Ma mère m’a inscrit à diverses activités desquelles, pour une raison ou une autre, je me suis retirée assez rapidement. En CE1, je suis allée deux fois au théâtre. Mais dans mon souvenir, l’ambiance était débordante et je faisais face à des enfants turbulents qui avaient bien plus d’idées et de coffre que moi. Je m’y sentais inexistante. Ma mère m’y avait inscrite parce qu’elle trouvait que je faisais bien le clown. Mais un clown n’a pas de patron, un clown suit ses propres règles et j’ai souvent pensé par orgueil que je pouvais me passer de chef et être exemptée d’apprentissage. A 10 ans, ce fut la GRS. Une vingtaine de jeunes filles en juste-au-corps dans une grande salle de gym, à Limoges. Nous tirions de gigantesques rideaux verts : il courait le bruit qu’un exhibitionniste rôdait aux alentours. C’était l’époque de l’année où il faisait nuit très tôt. Je me souviens nettement des injonctions de ma mère pour me protéger des hommes (cheveux dans le manteau, ne regarder personne, ne répondre à personne, presser le pas). Encore une fois, je n’ai pas tenu très longtemps, un trimestre tout au plus. Je me forçais, pour ma mère. Cette troupe féminine de chignons et de maillots ne me concernait pas. J’avais un corps d’athlète, avec des mollets de cycliste, je me disais que les autres devaient être gracieuses. Un mot que je ne comprenais pas vraiment, mais que je rangeais à côté du mot « nunuche » dans mes représentations mentales.

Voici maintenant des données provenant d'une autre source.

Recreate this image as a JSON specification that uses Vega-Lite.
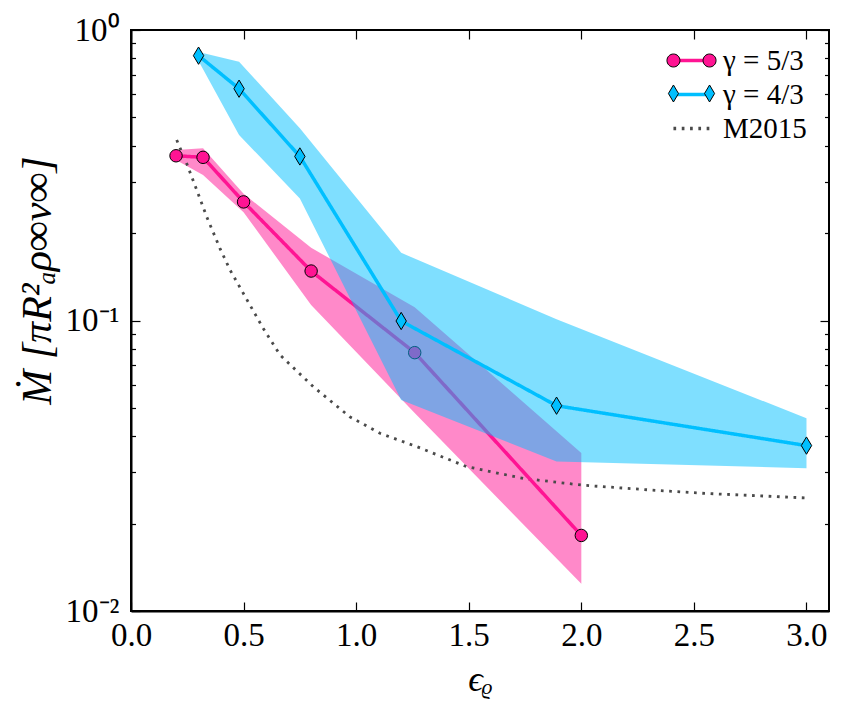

Au collège, j’ai pu pratiquer toutes sortes de sports grâce aux unions sportives. C’est ainsi que tous les mercredis je me rendais au Lycée Jean Renoir, puis au Lycée français. J’ai aimé tous les sports, même si je les ai pratiqués avec un succès mitigé : le football, le handball, le volley, le badminton et surtout le basket, cet héritage de la colonisation américaine dans le Golfe.
Activités en extérieur
Mes activités favorites étaient celles que je pouvais pratiquer dehors, avec mon petit frère, puis seule dans ma bulle. Des échanges de ballon, tout simples, ou des exercices de passes, de têtes, de tirs au but. Du vélo acrobatique, du skate, des explorations dans les carrières de schiste ou de simples balades en solitaire sur les chemins de randonnée de Corrèze pendant les vacances.